=== EXERCISE REQUIREMENTS ===
Using the data below, gather each line that includes the word "matplotlib".
========================
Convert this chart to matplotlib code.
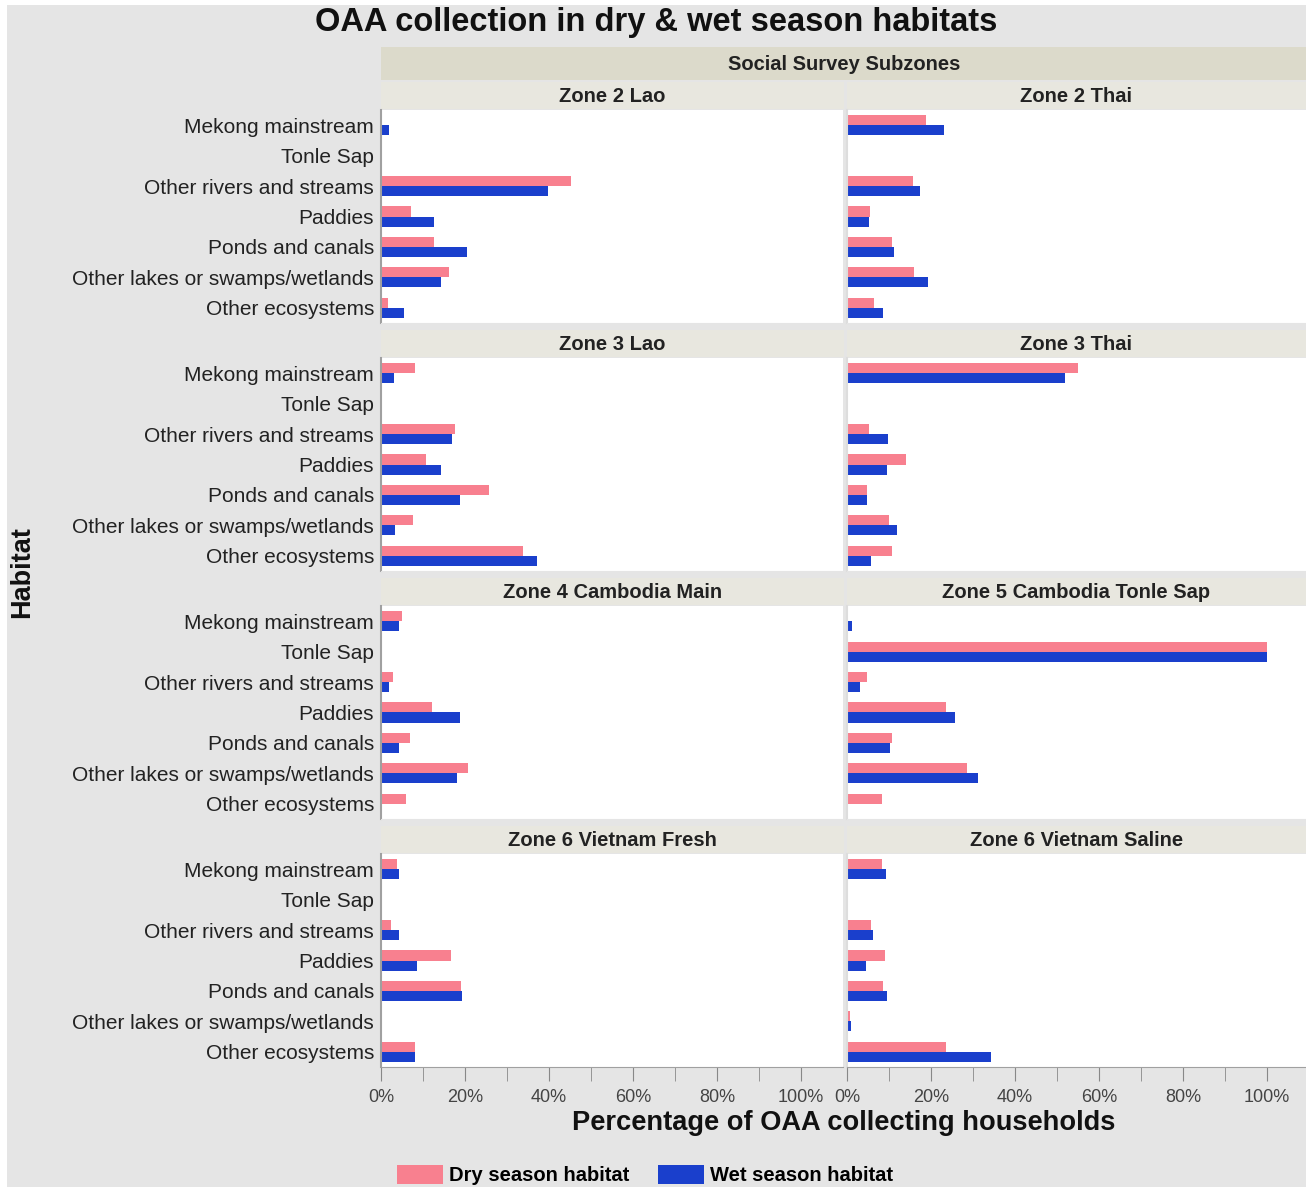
import matplotlib
matplotlib.use('Agg')
import matplotlib.pyplot as plt
import numpy as np
from matplotlib.patches import Rectangle, Patch

plt.rcParams['font.family'] = ['Liberation Sans', 'DejaVu Sans']

# 数据 (% of OAA collecting households)
habitats = ['Mekong mainstream', 'Tonle Sap', 'Other rivers and streams', 'Paddies',
            'Ponds and canals', 'Other lakes or swamps/wetlands', 'Other ecosystems']
zones = ['Zone 2 Lao', 'Zone 2 Thai', 'Zone 3 Lao', 'Zone 3 Thai',
         'Zone 4 Cambodia Main', 'Zone 5 Cambodia Tonle Sap',
         'Zone 6 Vietnam Fresh', 'Zone 6 Vietnam Saline']

z2_lao_dry = [0, 0, 45.2, 7.1, 12.6, 16.2, 1.7]
z2_lao_wet = [2.0, 0, 39.8, 12.6, 20.5, 14.3, 5.5]
z2_thai_dry = [18.8, 0, 15.7, 5.5, 10.6, 15.9, 6.4]
z2_thai_wet = [23.0, 0, 17.3, 5.3, 11.3, 19.3, 8.5]
z3_lao_dry = [8.0, 0, 17.5, 10.8, 25.7, 7.7, 33.9]
z3_lao_wet = [3.0, 0, 17.0, 14.2, 18.9, 3.3, 37.1]
z3_thai_dry = [55.1, 0, 5.3, 14.0, 4.7, 10.0, 10.7]
z3_thai_wet = [51.8, 0, 9.8, 9.6, 4.7, 11.9, 5.8]
z4_camb_dry = [4.9, 0, 2.8, 12.1, 6.8, 20.8, 6.0]
z4_camb_wet = [4.2, 0, 1.8, 18.7, 4.4, 18.1, 0]
z5_tonle_dry = [0, 100, 4.7, 23.6, 10.6, 28.5, 8.4]
z5_tonle_wet = [1.1, 100, 3.1, 25.8, 10.2, 31.3, 0]
z6_fresh_dry = [3.9, 0, 2.3, 16.7, 19.0, 0, 8.2]
z6_fresh_wet = [4.4, 0, 4.2, 8.5, 19.4, 0, 8.2]
z6_saline_dry = [8.4, 0, 5.8, 9.0, 8.6, 0.8, 23.5]
z6_saline_wet = [9.2, 0, 6.1, 4.5, 9.6, 0.9, 34.3]

dry_all = [z2_lao_dry, z2_thai_dry, z3_lao_dry, z3_thai_dry,
           z4_camb_dry, z5_tonle_dry, z6_fresh_dry, z6_saline_dry]
wet_all = [z2_lao_wet, z2_thai_wet, z3_lao_wet, z3_thai_wet,
           z4_camb_wet, z5_tonle_wet, z6_fresh_wet, z6_saline_wet]

dry_color = '#f8808f'
wet_color = '#1a3fcc'

W, H = 1306, 1189
fig = plt.figure(figsize=(W / 100, H / 100), dpi=100, facecolor='white')


def rect(x0, y0, x1, y1):
    # 像素坐标 -> figure 坐标
    return [x0 / W, 1 - y1 / H, (x1 - x0) / W, (y1 - y0) / H]


def fig_box(x0, y0, x1, y1, color):
    r = rect(x0, y0, x1, y1)
    fig.add_artist(Rectangle((r[0], r[1]), r[2], r[3], transform=fig.transFigure,
                             facecolor=color, edgecolor='none', zorder=0))


# 灰色背景
fig_box(7, 5, W, 1187, '#e5e5e5')

col_x = [381, 847]
panel_w = 462
row_top = [110, 358, 606, 854]
panel_h = 213
strip_h = 28

# 顶部 strip
fig_box(381, 47, W, 80, '#dcdacb')
fig.text(844 / W, 1 - 64 / H, 'Social Survey Subzones', ha='center', va='center',
         fontsize=14.5, fontweight='bold', color='#222222')

y = np.arange(len(habitats))
bar_h = 0.33

for k, zone in enumerate(zones):
    r, c = divmod(k, 2)
    x0 = col_x[c]
    y0 = row_top[r]
    # zone strip
    sx1 = 844 if c == 0 else W
    fig_box(x0, y0 - strip_h, sx1, y0 - 1, '#e8e7df')
    fig.text((x0 + sx1) / 2 / W, 1 - (y0 - strip_h / 2) / H, zone,
             ha='center', va='center', fontsize=14.5, fontweight='bold', color='#222222')

    ax = fig.add_axes(rect(x0, y0, x0 + panel_w, y0 + panel_h))
    ax.set_facecolor('white')
    ax.barh(y - bar_h / 2, dry_all[k], height=bar_h, color=dry_color)
    ax.barh(y + bar_h / 2, wet_all[k], height=bar_h, color=wet_color)
    ax.set_xlim(0, 110)
    ax.set_ylim(len(habitats) - 0.5, -0.5)

    for s in ['top', 'right']:
        ax.spines[s].set_visible(False)
    ax.spines['left'].set_color('#a0a0a0' if c == 0 else '#dddddd')
    ax.spines['left'].set_linewidth(1.5)

    ax.set_yticks(y)
    if c == 0:
        ax.set_yticklabels(habitats, fontsize=15, color='#222222')
    else:
        ax.set_yticklabels([])
    ax.tick_params(axis='y', length=0, pad=5)

    ax.set_xticks(np.arange(0, 101, 20))
    ax.set_xticks(np.arange(0, 101, 10), minor=True)
    if r == 3:
        ax.spines['bottom'].set_color('#a0a0a0')
        ax.set_xticklabels([f'{v}%' for v in range(0, 101, 20)], fontsize=13, color='#444444')
        ax.tick_params(axis='x', which='both', length=10, color='#888888', pad=6)
    else:
        ax.spines['bottom'].set_color('#e5e5e5')
        ax.set_xticklabels([])
        ax.tick_params(axis='x', which='both', length=0)

# 标题和坐标轴标签
fig.text(656 / W, 1 - 23 / H, 'OAA collection in dry & wet season habitats',
         ha='center', va='center', fontsize=23.5, fontweight='bold', color='#111111')
fig.text(844 / W, 1 - 1123 / H, 'Percentage of OAA collecting households',
         ha='center', va='center', fontsize=19.6, fontweight='bold', color='#111111')
fig.text(22 / W, 1 - 572 / H, 'Habitat', ha='center', va='center', rotation=90,
         fontsize=19.5, fontweight='bold', color='#111111')

# 图例
handles = [Patch(facecolor=dry_color, label='Dry season habitat'),
           Patch(facecolor=wet_color, label='Wet season habitat')]
fig.legend(handles=handles, loc='center', bbox_to_anchor=(645 / W, 1 - 1175 / H),
           ncol=2, frameon=False, prop={'size': 14.5, 'weight': 'bold'},
           handlelength=2.3, handleheight=1.1, handletextpad=0.3, columnspacing=1.4)

fig.savefig('out.png', dpi=100, facecolor=fig.get_facecolor())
========================
=== EXERCISE SOLUTION ===
Convert this chart to matplotlib code.
import matplotlib
matplotlib.use('Agg')
import matplotlib.pyplot as plt
from matplotlib.patches import Rectangle, Patch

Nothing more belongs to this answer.